Response of materials as a function of grinding angle on friction and transfer layer formation

Abstract

Surface texture influences friction and transfer layer formation during sliding contact. In the present investigation, basic studies were conducted using an inclined pin-on-plate sliding apparatus to understand the effect of grinding mark directionality on the coefficient of friction and transfer layer formation. In the experiments, 080 M40 steel plates were ground to attain different surface roughness with unidirectional grinding marks. Pins consisting of soft materials (pure Al, pure Mg, and Al–4Mg alloy) were then slid against the prepared steel plates.

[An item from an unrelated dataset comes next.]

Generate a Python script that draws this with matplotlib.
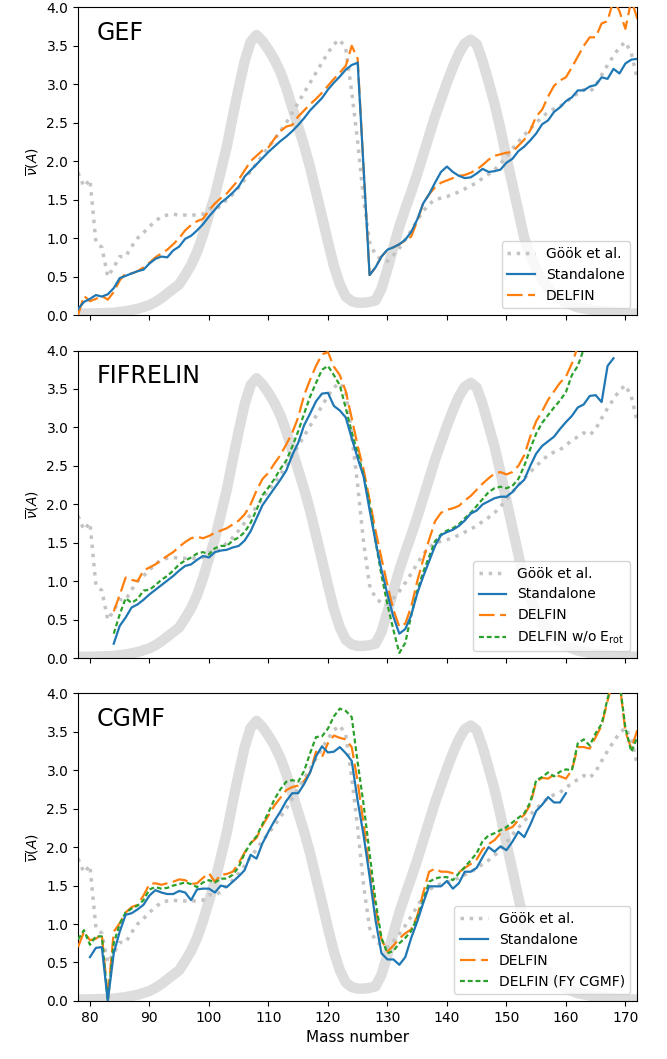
import numpy as np
import matplotlib
matplotlib.use('Agg')
import matplotlib.pyplot as plt

# ---------------------------------------------------------------
# data
# ---------------------------------------------------------------
yield_A = [78, 80, 84, 86, 88, 90, 91, 92, 93, 94, 95, 96, 97, 98, 99, 100,
           101, 102, 103, 104, 105, 106, 107, 108, 109, 110, 111, 112, 113,
           114, 115, 116, 117, 118, 119, 120, 121, 122, 123, 124, 125, 126,
           127, 128, 129, 130, 131, 132, 133, 134, 135, 136, 137, 138, 139,
           140, 141, 142, 143, 144, 145, 146, 147, 148, 149, 150, 151, 152,
           153, 154, 155, 156, 157, 158, 159, 160, 162, 164, 166, 168, 170, 172]
yield_scaled = [0.02, 0.02, 0.03, 0.05, 0.08, 0.13, 0.17, 0.22, 0.28, 0.34, 0.40,
                0.52, 0.65, 0.82, 1.04, 1.30, 1.55, 1.87, 2.19, 2.58, 2.95, 3.30,
                3.55, 3.64, 3.56, 3.45, 3.32, 3.16, 2.95, 2.70, 2.45, 2.20, 1.92,
                1.60, 1.28, 0.95, 0.64, 0.40, 0.24, 0.18, 0.16, 0.16, 0.17, 0.19,
                0.34, 0.60, 0.88, 1.15, 1.38, 1.60, 1.83, 2.08, 2.33, 2.58, 2.80,
                3.02, 3.22, 3.40, 3.53, 3.58, 3.52, 3.30, 3.03, 2.75, 2.42, 2.05,
                1.70, 1.35, 1.00, 0.78, 0.60, 0.46, 0.36, 0.27, 0.21, 0.16, 0.10,
                0.07, 0.05, 0.03, 0.02, 0.02]

gook_A = list(range(78, 173))
gook_nu = [1.85, 1.67, 1.76, 0.95, 0.88, 0.50, 0.62, 0.76, 0.76, 0.89, 1.00,
           1.07, 1.15, 1.22, 1.28, 1.30, 1.31, 1.30, 1.30, 1.30, 1.30, 1.31,
           1.38, 1.37, 1.42, 1.50, 1.57, 1.66, 1.76, 1.87, 1.97, 2.08, 2.18,
           2.28, 2.39, 2.50, 2.63, 2.76, 2.89, 3.02, 3.15, 3.28, 3.41, 3.52,
           3.58, 3.46, 2.90, 2.25, 1.50, 0.95, 0.78, 0.72, 0.70, 0.78, 0.87,
           0.98, 1.10, 1.23, 1.35, 1.44, 1.50, 1.52, 1.54, 1.57, 1.60, 1.64,
           1.68, 1.72, 1.78, 1.83, 1.89, 1.97, 2.06, 2.16, 2.25, 2.34, 2.42,
           2.50, 2.57, 2.64, 2.68, 2.71, 2.77, 2.83, 2.88, 2.93, 2.90, 2.98,
           3.12, 3.25, 3.37, 3.48, 3.55, 3.40, 3.07]

# GEF
gef_A = list(range(78, 173))
gef_std = [0.08, 0.17, 0.21, 0.26, 0.24, 0.27, 0.35, 0.48, 0.51, 0.54, 0.57,
           0.59, 0.67, 0.73, 0.76, 0.75, 0.84, 0.89, 0.99, 1.03, 1.10, 1.18,
           1.28, 1.37, 1.46, 1.52, 1.59, 1.67, 1.80, 1.88, 1.96, 2.04, 2.12,
           2.19, 2.26, 2.32, 2.39, 2.47, 2.56, 2.66, 2.74, 2.82, 2.93, 3.02,
           3.10, 3.19, 3.25, 3.28, 1.90, 0.52, 0.62, 0.76, 0.85, 0.88, 0.92,
           0.98, 1.08, 1.24, 1.45, 1.57, 1.72, 1.86, 1.93, 1.86, 1.81, 1.78,
           1.79, 1.84, 1.90, 1.86, 1.87, 1.89, 1.98, 2.03, 2.13, 2.19, 2.27,
           2.36, 2.48, 2.53, 2.64, 2.70, 2.78, 2.83, 2.92, 2.92, 2.97, 2.99,
           3.09, 3.07, 3.20, 3.14, 3.27, 3.32, 3.33]
gef_delfin = [0.00, 0.25, 0.18, 0.21, 0.25, 0.20, 0.30, 0.45, 0.54, 0.54, 0.57,
              0.62, 0.68, 0.75, 0.80, 0.85, 0.92, 1.00, 1.10, 1.17, 1.22, 1.25,
              1.36, 1.45, 1.52, 1.58, 1.67, 1.76, 1.88, 2.00, 2.07, 2.14, 2.18,
              2.29, 2.39, 2.45, 2.47, 2.58, 2.66, 2.74, 2.81, 2.89, 2.98, 3.07,
              3.15, 3.24, 3.50, 3.33, 1.90, 0.52, 0.62, 0.76, 0.85, 0.88, 0.92,
              0.97, 1.02, 1.22, 1.45, 1.57, 1.66, 1.72, 1.75, 1.78, 1.81, 1.82,
              1.85, 1.89, 1.95, 2.02, 2.07, 2.09, 2.11, 2.12, 2.20, 2.28, 2.40,
              2.58, 2.67, 2.84, 2.98, 3.05, 3.09, 3.22, 3.36, 3.50, 3.61, 3.61,
              3.79, 3.82, 4.10, 3.95, 3.72, 4.10, 3.85]

# FIFRELIN
fif_std_A = list(range(84, 169))
fif_std = [0.19, 0.42, 0.53, 0.66, 0.70, 0.76, 0.83, 0.89, 0.95, 1.01, 1.07,
           1.14, 1.20, 1.22, 1.28, 1.33, 1.31, 1.38, 1.40, 1.41, 1.44, 1.46,
           1.53, 1.65, 1.82, 1.99, 2.10, 2.21, 2.32, 2.44, 2.64, 2.80, 3.03,
           3.18, 3.34, 3.44, 3.45, 3.28, 3.22, 3.13, 2.86, 2.60, 2.36, 1.93,
           1.52, 1.15, 0.83, 0.54, 0.32, 0.38, 0.56, 0.84, 1.06, 1.26, 1.46,
           1.60, 1.64, 1.67, 1.72, 1.79, 1.88, 1.92, 2.00, 2.04, 2.08, 2.10,
           2.10, 2.16, 2.25, 2.32, 2.50, 2.66, 2.76, 2.82, 2.88, 2.98, 3.07,
           3.15, 3.26, 3.30, 3.41, 3.42, 3.33, 3.80, 3.90]
fif_delfin_A = list(range(84, 164))
fif_delfin = [0.61, 0.82, 1.05, 1.02, 1.00, 1.14, 1.18, 1.22, 1.28, 1.33, 1.38,
              1.45, 1.51, 1.56, 1.58, 1.56, 1.59, 1.63, 1.66, 1.69, 1.74, 1.79,
              1.87, 2.00, 2.18, 2.33, 2.41, 2.53, 2.64, 2.78, 2.93, 3.13, 3.42,
              3.62, 3.80, 3.95, 3.98, 3.79, 3.68, 3.47, 3.12, 2.76, 2.45, 2.06,
              1.66, 1.30, 0.95, 0.63, 0.41, 0.45, 0.67, 1.00, 1.28, 1.54, 1.78,
              1.89, 1.93, 1.95, 1.98, 2.05, 2.11, 2.19, 2.27, 2.34, 2.40, 2.42,
              2.39, 2.42, 2.50, 2.64, 2.88, 3.08, 3.21, 3.36, 3.47, 3.58, 3.66,
              3.83, 4.05, 4.25]
fif_norot_A = list(range(84, 165))
fif_norot = [0.32, 0.57, 0.78, 0.72, 0.77, 0.88, 0.89, 0.95, 1.02, 1.07, 1.14,
             1.22, 1.27, 1.31, 1.36, 1.38, 1.35, 1.43, 1.46, 1.46, 1.53, 1.57,
             1.64, 1.76, 1.93, 2.12, 2.22, 2.33, 2.46, 2.57, 2.75, 2.95, 3.18,
             3.40, 3.58, 3.75, 3.80, 3.68, 3.55, 3.25, 2.94, 2.66, 2.38, 2.00,
             1.52, 1.08, 0.70, 0.37, 0.07, 0.20, 0.56, 0.87, 1.12, 1.32, 1.52,
             1.61, 1.66, 1.69, 1.74, 1.82, 1.89, 1.98, 2.07, 2.16, 2.21, 2.23,
             2.21, 2.24, 2.33, 2.50, 2.72, 2.92, 3.06, 3.16, 3.26, 3.35, 3.46,
             3.68, 3.80, 4.02, 4.20]

# CGMF
cgmf_std_A = list(range(80, 161))
cgmf_std = [0.57, 0.69, 0.70, 0.00, 0.62, 0.90, 1.12, 1.14, 1.19, 1.25, 1.37,
            1.44, 1.41, 1.39, 1.39, 1.43, 1.41, 1.31, 1.45, 1.46, 1.46, 1.41,
            1.50, 1.48, 1.55, 1.62, 1.70, 1.90, 1.85, 2.05, 2.20, 2.34, 2.46,
            2.60, 2.70, 2.70, 2.82, 2.97, 3.18, 3.31, 3.23, 3.24, 3.30, 3.22,
            3.12, 2.60, 2.15, 1.62, 1.05, 0.62, 0.54, 0.54, 0.47, 0.57, 0.82,
            1.03, 1.27, 1.49, 1.49, 1.49, 1.56, 1.46, 1.53, 1.68, 1.68, 1.73,
            1.87, 2.00, 1.94, 2.01, 1.96, 2.07, 2.20, 2.13, 2.29, 2.47, 2.55,
            2.65, 2.58, 2.58, 2.70]
cgmf_A = list(range(78, 173))
cgmf_delfin = [0.70, 0.90, 0.79, 0.81, 0.86, 0.05, 0.90, 1.01, 1.15, 1.22, 1.25,
               1.37, 1.52, 1.53, 1.51, 1.53, 1.55, 1.58, 1.57, 1.52, 1.53, 1.60,
               1.66, 1.55, 1.64, 1.65, 1.68, 1.79, 1.93, 2.05, 2.12, 2.28, 2.41,
               2.54, 2.64, 2.74, 2.78, 2.80, 2.86, 2.97, 3.24, 3.17, 3.35, 3.45,
               3.42, 3.40, 3.30, 2.85, 2.30, 1.70, 1.20, 0.80, 0.64, 0.72, 0.81,
               0.88, 0.93, 1.10, 1.40, 1.68, 1.72, 1.68, 1.68, 1.66, 1.67, 1.73,
               1.78, 1.84, 1.97, 2.04, 2.09, 2.18, 2.23, 2.26, 2.35, 2.42, 2.55,
               2.85, 2.90, 2.89, 2.94, 2.92, 2.89, 3.00, 3.30, 3.30, 3.28, 3.43,
               3.58, 3.90, 4.20, 4.15, 3.50, 3.28, 3.52]
cgmf_fy = [0.80, 0.92, 0.73, 0.84, 0.84, 0.00, 0.75, 1.00, 1.15, 1.20, 1.24,
           1.31, 1.45, 1.48, 1.46, 1.47, 1.50, 1.52, 1.54, 1.52, 1.48, 1.54,
           1.57, 1.54, 1.59, 1.59, 1.64, 1.74, 1.92, 2.05, 2.14, 2.30, 2.45,
           2.62, 2.75, 2.85, 2.87, 2.85, 2.99, 3.22, 3.43, 3.44, 3.54, 3.70,
           3.80, 3.77, 3.69, 3.10, 2.55, 1.92, 1.30, 0.82, 0.62, 0.65, 0.75,
           0.82, 0.91, 1.08, 1.30, 1.55, 1.59, 1.61, 1.61, 1.57, 1.66, 1.74,
           1.83, 1.92, 2.08, 2.15, 2.18, 2.22, 2.26, 2.32, 2.38, 2.44, 2.58,
           2.87, 2.91, 2.97, 2.92, 2.98, 3.01, 3.00, 3.35, 3.40, 3.32, 3.48,
           3.60, 3.93, 4.20, 4.15, 3.55, 3.24, 3.43]

panel_names = ['GEF', 'FIFRELIN', 'CGMF']

# ---------------------------------------------------------------
# styles
# ---------------------------------------------------------------
YIELD_KW = dict(color='#dddddd', lw=7.5, solid_capstyle='round', zorder=1)
GOOK_KW = dict(color='#c3c3c3', lw=2.5, ls=':', label='Göök et al.', zorder=2)
STD_KW = dict(color='C0', lw=1.6, ls='-', label='Standalone', zorder=4)
DEL_KW = dict(color='C1', lw=1.6, ls=(0, (7, 2.5)), label='DELFIN', zorder=3)
GRN_KW = dict(color='C2', lw=1.6, ls=(0, (2.2, 1.3)), zorder=3)

fig = plt.figure(figsize=(6.67, 10.59), dpi=100)
left, width, height = 0.117, 0.8385, 0.2906
bottoms = [0.7025, 0.3784, 0.0548]
axes = []
for b in bottoms:
    ax = fig.add_axes([left, b, width, height], sharex=axes[0] if axes else None)
    axes.append(ax)

for ax in axes:
    ax.plot(yield_A, yield_scaled, **YIELD_KW)
    ax.plot(gook_A, gook_nu, **GOOK_KW)

axes[0].plot(gef_A, gef_std, **STD_KW)
axes[0].plot(gef_A, gef_delfin, **DEL_KW)

axes[1].plot(fif_std_A, fif_std, **STD_KW)
axes[1].plot(fif_delfin_A, fif_delfin, **DEL_KW)
axes[1].plot(fif_norot_A, fif_norot, label=r'DELFIN w/o E$_{\mathrm{rot}}$', **GRN_KW)

axes[2].plot(cgmf_std_A, cgmf_std, **STD_KW)
axes[2].plot(cgmf_A, cgmf_delfin, **DEL_KW)
axes[2].plot(cgmf_A, cgmf_fy, label='DELFIN (FY CGMF)', **GRN_KW)

for ax, name in zip(axes, panel_names):
    ax.set_xlim(78, 172)
    ax.set_ylim(0, 4)
    ax.set_yticks(np.arange(0, 4.01, 0.5))
    ax.set_ylabel(r'$\overline{\nu}(A)$', fontsize=10)
    ax.tick_params(labelsize=10)
    ax.text(0.034, 0.955, name, transform=ax.transAxes, fontsize=17,
            ha='left', va='top')
    ax.legend(loc='lower right', fontsize=10, framealpha=0.8)

for ax in axes[:2]:
    ax.tick_params(labelbottom=False)
axes[2].set_xticks(np.arange(80, 171, 10))
axes[2].set_xlabel('Mass number', fontsize=11)

fig.savefig('out.png', dpi=100)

The grinding angle (angle between direction of sliding and grinding marks) was varied between 0° and 90° in the tests. The experiments were conducted under both dry and lubricated conditions in an ambient environment. It was observed that the transfer layer formation and the coefficient of friction depend primarily on the directionality of the plate grinding marks. For the case of pure Mg pins, a stick-slip friction phenomenon was observed for all grinding angles under dry conditions and for grinding angles over 25° under lubricated conditions. In the case of Al pins, the stick-slip phenomenon was observed only under lubricated conditions for angles exceeding 25°. The stick-slip phenomena did not occur in any of the conditions studied with Al–4Mg alloy pins. Based on the results, it was concluded that the magnitudes of the friction and the stick-slip motion amplitude (for Al and Mg pins) were primarily controlled by changes in the level of plowing friction.